Bay Area. As part of the Canyon Cinema 50 series at the Pacific Film Archive running through November 29, David Sherman presents Coding and Decoding, a program of films by Dominic Angerame, Greta Snider, and Michael Wallin as well as his own To Re-edit the World (2002) on Wednesday.

Austin. The UCLA Festival of Preservation arrives at the AFS Cinema on Friday and runs through December 17. And the Film Society wraps its Catherine Deneuve series with Arnaud Desplechin’s A Christmas Tale (2008), screening Thursday through Saturday.

Amsterdam. The International Documentary Film Festival Amsterdam opens Wednesday and runs through November 26.

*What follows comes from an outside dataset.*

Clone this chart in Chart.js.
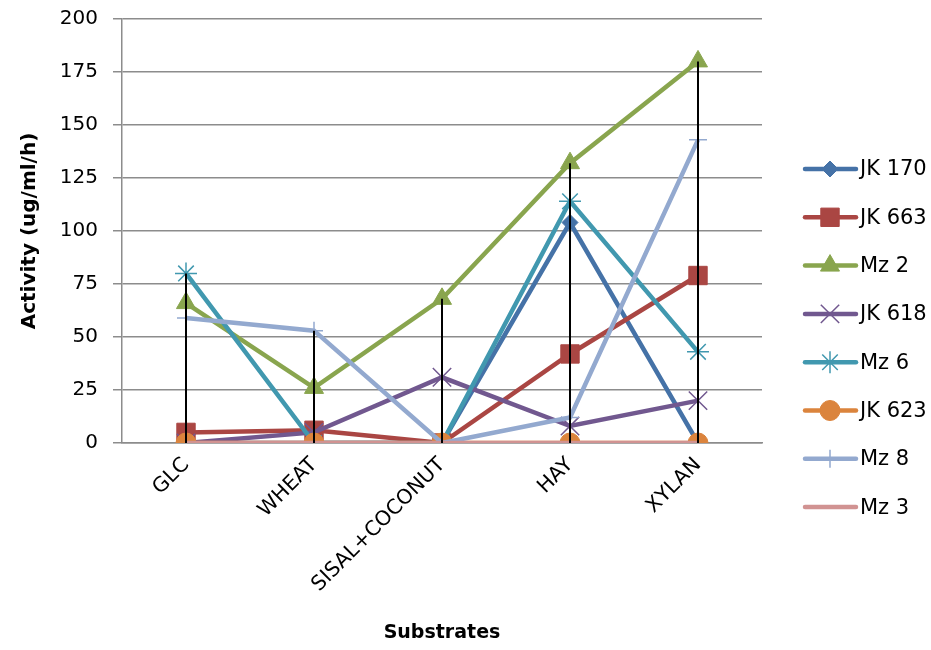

Vienna. On Wednesday and Thursday, the Austrian Film Museum presents films by Claudio Caldini and Pablo Marín. “These works show a high degree of autonomy despite prominent references to the avant-garde traditions of the 1920s and the New American Cinema, oscillating between the poles of lyrical and structural film.”

Paris. The second season of American Fringe is on at the Cinémathèque française from Friday through Sunday.

Warsaw. “This year’s Five Flavours retrospective is devoted to Ann Hui, one of the most renowned female directors in Asia,” writes Emilia Skiba for VCinema. “Her films has been portraying the changes in Hong Kong society for nearly 50 years.” On Wednesday, Hui’s latest, Our Time Will Come, will open the eleventh edition, which runs through November 22.